Los éxitos deportivos suelen ser efímeros. Se olvidan fácilmente porque vienen otros mejores. Hay excepciones: Rafael Nadal es una de ellas, es la excepción, casi podría decirse. Durante 20 años se ha esforzado como nadie en ser el mejor en un deporte cada vez más exigente y difícil, con variadas superficies y escenarios, con trayectorias anteriores de leyenda casi imposibles de emular y superar. Nadal lo ha conseguido y ha creado la suya propia, un relato épico reflejado en títulos, casi un centenar, y en muchos momentos inolvidables: las finales de Wimblendon contra Federer, sus 14 Roland Garros… son solo dos ejemplos.
Pero el tenista mallorquín tiene algo más que la rotundidad de su excelso palmarés como tenista, que la gloria de su práctica deportiva. Tiene la normalidad como enseña en lo que se conoce de su vida, el apego a su familia –sin duda clave en su devenir por las canchas de tenis-, la vinculación con su tierra de origen, el amor por las cosas sencillas, las amistades de siempre, las aficiones que pueden ser más universalmente compartidas como el fútbol y el mar, y quizás el golf.
No hay trucos para ser normal salvo que se quiera aparentar una normalidad que no se tiene. El que no quiere salir en las fotos del famoseo, ser pábulo de cotilleos y rendiciones cuchés, lo único que debe hacer es no ponerse en almoneda.

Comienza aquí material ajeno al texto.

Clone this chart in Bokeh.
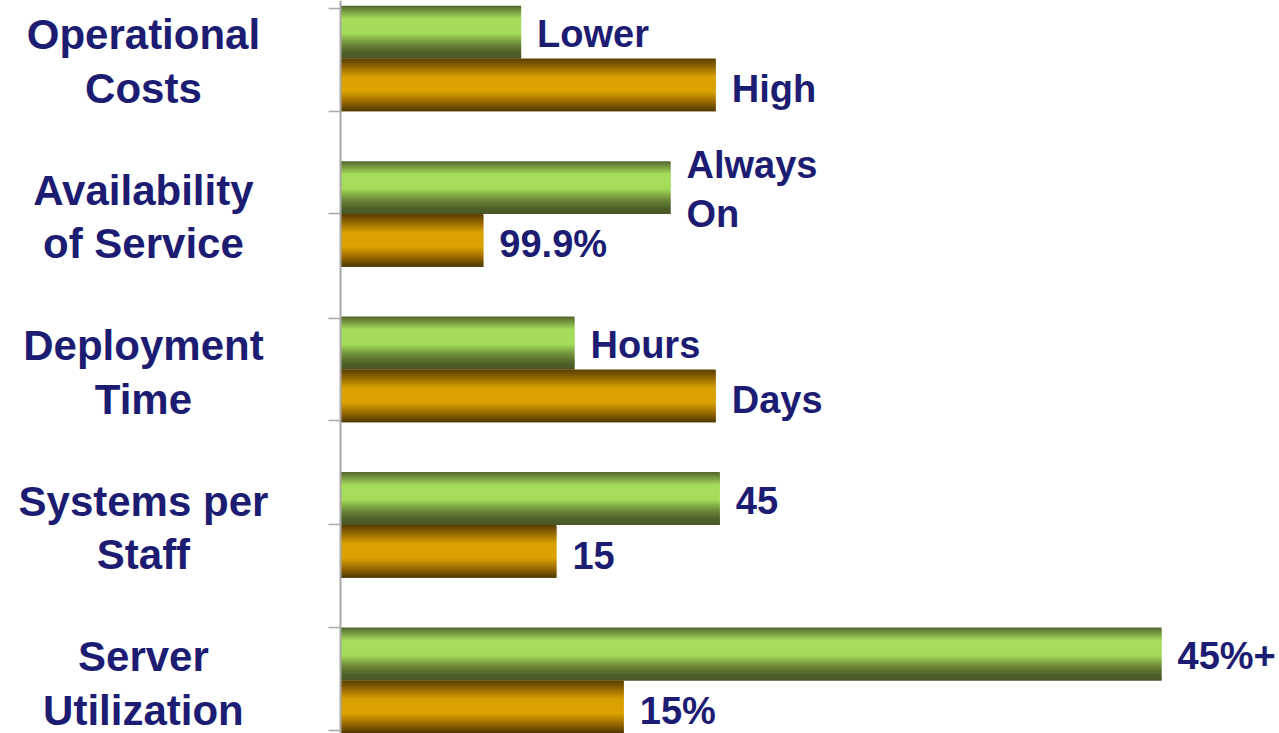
import numpy as np
from bokeh.plotting import figure
from bokeh.models import Range1d, LinearAxis, FixedTicker, ColumnDataSource
from bokeh.core.properties import value
from bokeh.embed import file_html
from bokeh.resources import INLINE

# ---------------- data ----------------
categories = ["Operational\nCosts", "Availability\nof Service", "Deployment\nTime",
              "Systems per\nStaff", "Server\nUtilization"]
new_values = [22.0, 40.2, 28.5, 46.2, 100.0]          # green bars (relative length)
new_labels = ["Lower", "Always\nOn", "Hours", "45", "45%+"]
old_values = [45.7, 17.4, 45.7, 26.3, 34.5]           # orange bars (relative length)
old_labels = ["High", "99.9%", "Days", "15", "15%"]
axis_ticks = [-0.32, 0.34, 1.0, 1.67, 2.33, 3.0, 3.66, 4.32]

# ---------------- style ----------------
TEXT_COLOR = "#1c1c72"
FONT = "Liberation Sans"
BAR_H = 0.34
N_STRIPS = 40
GREEN_STOPS = [(0.0, "#4f662c"), (0.1, "#76963f"), (0.25, "#a6de5c"), (0.52, "#a4dc5a"),
               (0.72, "#6f8c3a"), (0.88, "#4e6229"), (1.0, "#4a5526")]
ORANGE_STOPS = [(0.0, "#5a4000"), (0.14, "#8c6200"), (0.35, "#d9a000"), (0.62, "#dca200"),
                (0.82, "#9a6a00"), (1.0, "#4e3600")]


def hex2rgb(h):
    h = h.lstrip("#")
    return np.array([int(h[i:i + 2], 16) for i in (0, 2, 4)], dtype=float)


def grad_color(stops, t):
    ts = [s[0] for s in stops]
    cs = [hex2rgb(s[1]) for s in stops]
    for k in range(len(ts) - 1):
        if ts[k] <= t <= ts[k + 1]:
            f = (t - ts[k]) / (ts[k + 1] - ts[k])
            c = cs[k] * (1 - f) + cs[k + 1] * f
            return "#%02x%02x%02x" % tuple(int(round(v)) for v in c)
    return stops[-1][1]


def strips(vals, tops, stops):
    # each bar is painted as thin horizontal strips to imitate a vertical gradient
    ys, hs, rights, colors = [], [], [], []
    sh = BAR_H / N_STRIPS
    for v, top in zip(vals, tops):
        for k in range(N_STRIPS):
            t = (k + 0.5) / N_STRIPS
            # strips overlap the next one (except the last) to avoid seams
            if k < N_STRIPS - 1:
                ys.append(top + k * sh + sh)
                hs.append(2 * sh)
            else:
                ys.append(top + t * BAR_H)
                hs.append(sh)
            rights.append(v)
            colors.append(grad_color(stops, t))
    return dict(y=ys, h=hs, right=rights, color=colors)


centers = list(range(len(categories)))
green_tops = [c - BAR_H for c in centers]
orange_tops = [c for c in centers]

p = figure(width=1279, height=733, output_backend="svg", toolbar_location=None,
           x_range=Range1d(-41.41, 114.37), y_range=Range1d(4.341, -0.373),
           x_axis_type=None, y_axis_type=None, min_border=0,
           outline_line_color=None, background_fill_color="white")
p.grid.visible = False

# axis on the left of the bars, at x = 0
ax = LinearAxis(ticker=FixedTicker(ticks=axis_ticks), fixed_location=0,
                axis_line_color="#a8a8a8", axis_line_width=2,
                major_tick_line_color="#a8a8a8", major_tick_line_width=1.5,
                major_tick_out=12, major_tick_in=0, minor_tick_line_color=None,
                major_label_text_font_size="0px", major_label_text_color=None)
p.add_layout(ax, "left")

p.hbar(y="y", left=0, right="right", height="h", color="color",
       line_color=None, source=ColumnDataSource(strips(new_values, green_tops, GREEN_STOPS)))
p.hbar(y="y", left=0, right="right", height="h", color="color",
       line_color=None, source=ColumnDataSource(strips(old_values, orange_tops, ORANGE_STOPS)))

# category labels
p.text(x=[-24.0] * len(categories), y=centers, text=categories,
       text_align="center", text_baseline="middle", y_offset=3,
       text_font=value(FONT), text_font_style="bold", text_font_size="42px",
       text_color=TEXT_COLOR, text_line_height=1.14)

# value labels
p.text(x=new_values, y=[c - BAR_H / 2 for c in centers], text=new_labels,
       text_align="left", text_baseline="middle", x_offset=16, y_offset=2,
       text_font=value(FONT), text_font_style="bold", text_font_size="38px",
       text_color=TEXT_COLOR, text_line_height=1.18)
p.text(x=old_values, y=[c + BAR_H / 2 for c in centers], text=old_labels,
       text_align="left", text_baseline="middle", x_offset=16, y_offset=4,
       text_font=value(FONT), text_font_style="bold", text_font_size="38px",
       text_color=TEXT_COLOR, text_line_height=1.18)

open("out.html", "w").write(file_html(p, INLINE))
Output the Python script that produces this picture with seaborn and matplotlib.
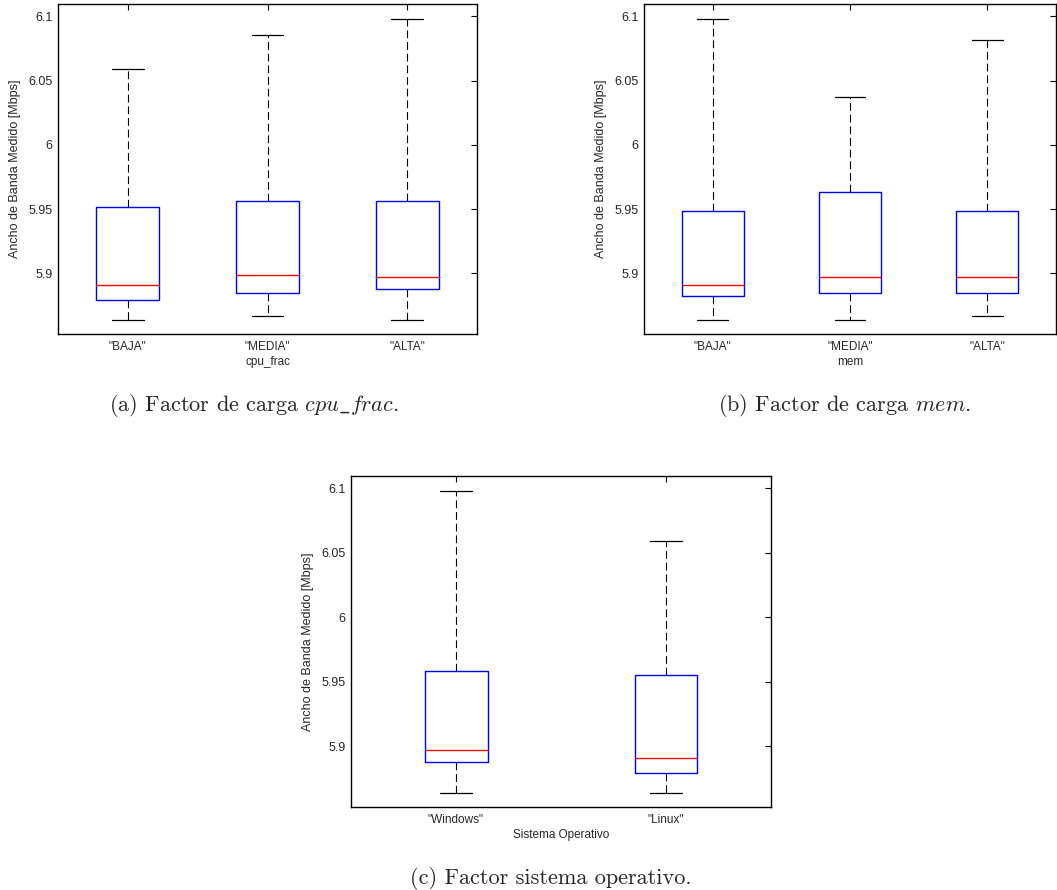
import matplotlib
matplotlib.use("Agg")
import matplotlib.pyplot as plt
import seaborn as sns
import pandas as pd

# Five-number summaries (min, Q1, median, Q3, max) of measured bandwidth [Mbps]
load_levels = ['"BAJA"', '"MEDIA"', '"ALTA"']

cpu_min = [5.8637, 5.8671, 5.8637]
cpu_q1 = [5.8790, 5.8849, 5.8878]
cpu_med = [5.8907, 5.8984, 5.8969]
cpu_q3 = [5.9520, 5.9563, 5.9563]
cpu_max = [6.0593, 6.0852, 6.0979]

mem_min = [5.8637, 5.8637, 5.8671]
mem_q1 = [5.8821, 5.8849, 5.8849]
mem_med = [5.8907, 5.8969, 5.8969]
mem_q3 = [5.9488, 5.9636, 5.9488]
mem_max = [6.0979, 6.0370, 6.0818]

os_names = ['"Windows"', '"Linux"']
os_min = [5.8637, 5.8637]
os_q1 = [5.8878, 5.8788]
os_med = [5.8969, 5.8907]
os_q3 = [5.9581, 5.9549]
os_max = [6.0979, 6.0593]

y_ticks = [5.9, 5.95, 6.0, 6.05, 6.1]
y_tick_labels = ["5.9", "5.95", "6", "6.05", "6.1"]
y_label = "Ancho de Banda Medido [Mbps]"


def long_form(cats, mins, q1s, meds, q3s, maxs):
    rows = []
    for c, a, b, m, d, e in zip(cats, mins, q1s, meds, q3s, maxs):
        for v in (a, b, m, d, e):
            rows.append({"grupo": c, "valor": v})
    return pd.DataFrame(rows)


sns.set_style("white")
plt.rcParams["font.family"] = ["Liberation Sans", "DejaVu Sans"]
plt.rcParams["mathtext.fontset"] = "cm"

fig = plt.figure(figsize=(10.57, 8.9), dpi=100)
W, H = 1057, 890


def axes_px(left, top, right, bottom):
    return fig.add_axes([left / W, 1 - bottom / H, (right - left) / W, (bottom - top) / H])


def draw_box(ax, df, order, width, xlabel):
    sns.boxplot(
        data=df, x="grupo", y="valor", order=order, ax=ax,
        whis=(0, 100), width=width, fill=False, color="blue",
        linewidth=1.0,
        boxprops=dict(color="blue", linewidth=1.0),
        medianprops=dict(color="red", linewidth=1.0),
        whiskerprops=dict(color="black", linewidth=0.8, linestyle=(0, (7, 3.5))),
        capprops=dict(color="black", linewidth=0.9),
    )
    ax.set_xlim(-0.5, len(order) - 0.5)
    ax.set_ylim(5.8528, 6.1096)
    ax.set_yticks(y_ticks)
    ax.set_yticklabels(y_tick_labels)
    ax.set_ylabel(y_label, fontsize=9, labelpad=5)
    ax.set_xlabel(xlabel, fontsize=8.5, labelpad=2.5)
    ax.tick_params(direction="in", top=True, right=True, length=4, width=0.8,
                   color="black", pad=4)
    ax.tick_params(axis="y", labelsize=9)
    ax.tick_params(axis="x", labelsize=8.5, pad=5)
    for s in ax.spines.values():
        s.set_visible(True)
        s.set_color("black")
        s.set_linewidth(1.0)


ax_a = axes_px(58, 4, 477, 334)
draw_box(ax_a, long_form(load_levels, cpu_min, cpu_q1, cpu_med, cpu_q3, cpu_max),
         load_levels, 0.45, "cpu_frac")

ax_b = axes_px(644, 4, 1056, 334)
draw_box(ax_b, long_form(load_levels, mem_min, mem_q1, mem_med, mem_q3, mem_max),
         load_levels, 0.45, "mem")

ax_c = axes_px(351, 476, 771, 807)
draw_box(ax_c, long_form(os_names, os_min, os_q1, os_med, os_q3, os_max),
         os_names, 0.30, "Sistema Operativo")

cap_kw = dict(ha="center", va="baseline", fontsize=16, family="cmr10")
fig.text(254 / W, 1 - 411 / H, r"(a) Factor de carga $cpu\_frac$.", **cap_kw)
fig.text(844 / W, 1 - 411 / H, r"(b) Factor de carga $mem$.", **cap_kw)
fig.text(551 / W, 1 - 884 / H, "(c) Factor sistema operativo.", **cap_kw)

fig.savefig("out.png", dpi=100)
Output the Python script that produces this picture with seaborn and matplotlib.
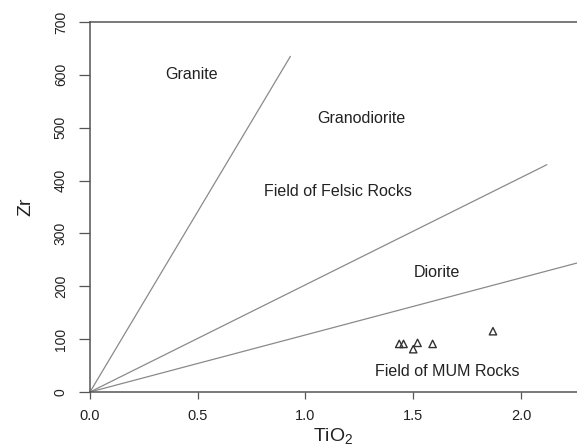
import matplotlib
matplotlib.use("Agg")
import matplotlib.pyplot as plt
import seaborn as sns
import pandas as pd

# ---- data ----
line_names = ["Granite / Granodiorite", "Felsic / Diorite", "Diorite / MUM"]
line_end_tio2 = [0.93, 2.12, 2.26]
line_end_zr = [635, 430, 244]

sample_tio2 = [1.435, 1.455, 1.52, 1.50, 1.59, 1.87]
sample_zr = [91, 91, 93, 81, 91, 115]

field_labels = ["Granite", "Granodiorite", "Field of Felsic Rocks", "Diorite", "Field of MUM Rocks"]
field_tio2 = [0.47, 1.26, 1.15, 1.61, 1.66]
field_zr = [600, 518, 380, 227, 38]

x_ticks = [0.0, 0.5, 1.0, 1.5, 2.0]
x_tick_labels = ["0.0", "0.5", "1.0", "1.5", "2.0"]
y_ticks = [0, 100, 200, 300, 400, 500, 600, 700]
y_tick_labels = ["0", "100", "200", "300", "400", "500", "600", "700"]

sns.set_style("white")
plt.rcParams["font.family"] = ["Liberation Sans", "DejaVu Sans"]
plt.rcParams["mathtext.fontset"] = "custom"
plt.rcParams["mathtext.rm"] = "Liberation Sans"

fig = plt.figure(figsize=(5.77, 4.46), dpi=100)
ax = fig.add_axes([90 / 577, 54 / 446, 487 / 577, 370 / 446])

rows = []
for name, xe, ye in zip(line_names, line_end_tio2, line_end_zr):
    rows.append({"line": name, "TiO2": 0.0, "Zr": 0.0})
    rows.append({"line": name, "TiO2": xe, "Zr": ye})
lines_df = pd.DataFrame(rows)
for name in line_names:
    sub = lines_df[lines_df["line"] == name]
    sns.lineplot(data=sub, x="TiO2", y="Zr", color="#8a8a8a", linewidth=0.9,
                 ax=ax, sort=False, estimator=None)

pts = pd.DataFrame({"TiO2": sample_tio2, "Zr": sample_zr})
sns.scatterplot(data=pts, x="TiO2", y="Zr", marker="^", s=28,
                facecolor="none", edgecolor="#333333", linewidth=1.0, ax=ax, zorder=3)

for lab, xv, yv in zip(field_labels, field_tio2, field_zr):
    ax.text(xv, yv, lab, ha="center", va="center", fontsize=11.5, color="#222222")

ax.set_xlim(0, 2.26)
ax.set_ylim(0, 700)
ax.set_xticks(x_ticks)
ax.set_xticklabels(x_tick_labels, fontsize=10.5, color="#222222")
ax.set_yticks(y_ticks)
ax.set_yticklabels(y_tick_labels, fontsize=10, rotation=90, va="center", color="#222222")

ax.tick_params(axis="x", direction="out", length=5, width=0.9, color="#555555", pad=7)
ax.tick_params(axis="y", direction="out", length=8, width=0.9, color="#555555", pad=8)
ax.tick_params(bottom=True, left=True)

for side in ["left", "bottom", "top"]:
    ax.spines[side].set_visible(True)
    ax.spines[side].set_color("#555555")
    ax.spines[side].set_linewidth(1.1)
ax.spines["right"].set_visible(False)

ax.set_xlabel(r"TiO$_\mathregular{2}$", fontsize=14, color="#222222", labelpad=3)
ax.set_ylabel("Zr", fontsize=14, color="#222222", labelpad=14)

fig.savefig("out.png", dpi=100)
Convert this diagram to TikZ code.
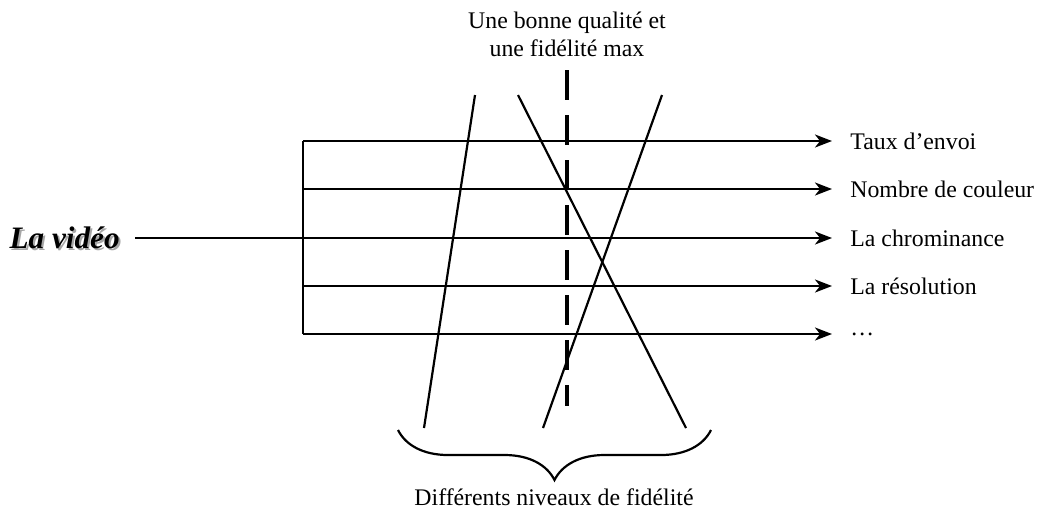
\documentclass[tikz,border=0pt]{standalone}
\usepackage{fontspec}
\setmainfont{Liberation Serif}
\usetikzlibrary{arrows.meta,decorations.pathreplacing}
\tikzset{
  lbl/.style={font=\fontsize{11.9}{14}\selectfont, inner sep=0pt},
  vidf/.style={font=\fontsize{15.6}{18}\selectfont\bfseries\itshape, inner xsep=7.5pt, inner ysep=0pt, anchor=east},
  ln/.style={line width=1.1pt},
  arr/.style={ln, -{Stealth[length=8.5pt, width=6.5pt, inset=2.5pt]}},
  brc/.style={decorate, decoration={brace, amplitude=25pt}, line width=1.1pt}}

\begin{document}
\begin{tikzpicture}[x=0.5pt, y=0.5pt]
\useasboundingbox (0,0) rectangle (1039,-511);
% the source and its branches
\node[vidf, text=black!35] (vidshadow) at (137,-240) {La vidéo};
\node[vidf] (vid) at (135,-238) {La vidéo};
\foreach \t/\y [count=\i] in {Taux d'envoi/141, Nombre de couleur/189, La chrominance/238, La résolution/286, \dots/334} {
  \node[lbl, anchor=west] (t\i) at (850,-\y) {\t};
  \coordinate (s\i) at (303,-\y);}
\draw[ln] (s1) -- (s5);
\draw[arr] (vid.east) -- ([xshift=-9pt]t3.west);
\foreach \i in {1,2,4,5} \draw[arr] (s\i) -- ([xshift=-9pt]t\i.west);
% fidelity levels
\foreach \n/\xa/\xb in {a/475/424, b/518/686, c/662/543} {
  \coordinate (\n top) at (\xa,-95); \coordinate (\n bot) at (\xb,-428);
  \draw[ln] (\n top) -- (\n bot);}
\coordinate (dtop) at (567,-70); \coordinate (dbot) at (567,-406);
\draw[line width=2pt, dash pattern=on 15pt off 7.5pt] (dtop) -- (dbot);
\node[lbl, align=center] (maxq) at (567,-34) {Une bonne qualité et\\une fidélité max};
\coordinate (bl) at (398,-430); \coordinate (br) at (711,-430);
\draw[brc] (br) -- (bl);
\node[lbl] (levels) at (554,-497) {Différents niveaux de fidélité};
\end{tikzpicture}
\end{document}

Por todo eso Nadal permanecerá para siempre en los corazones de la gente y en la memoria colectiva, por lo que hizo en su deporte y por lo que no hizo en su vida, al menos hasta ahora. Su recorrido próximo está por labrar, es probable que él sepa más de lo que cuenta. En lo que haga, si lo hace desde la normalidad y la sencillez con la que se ha movido, contará con apoyos unánimes. Por eso Rafael Nadal siempre estará ahí.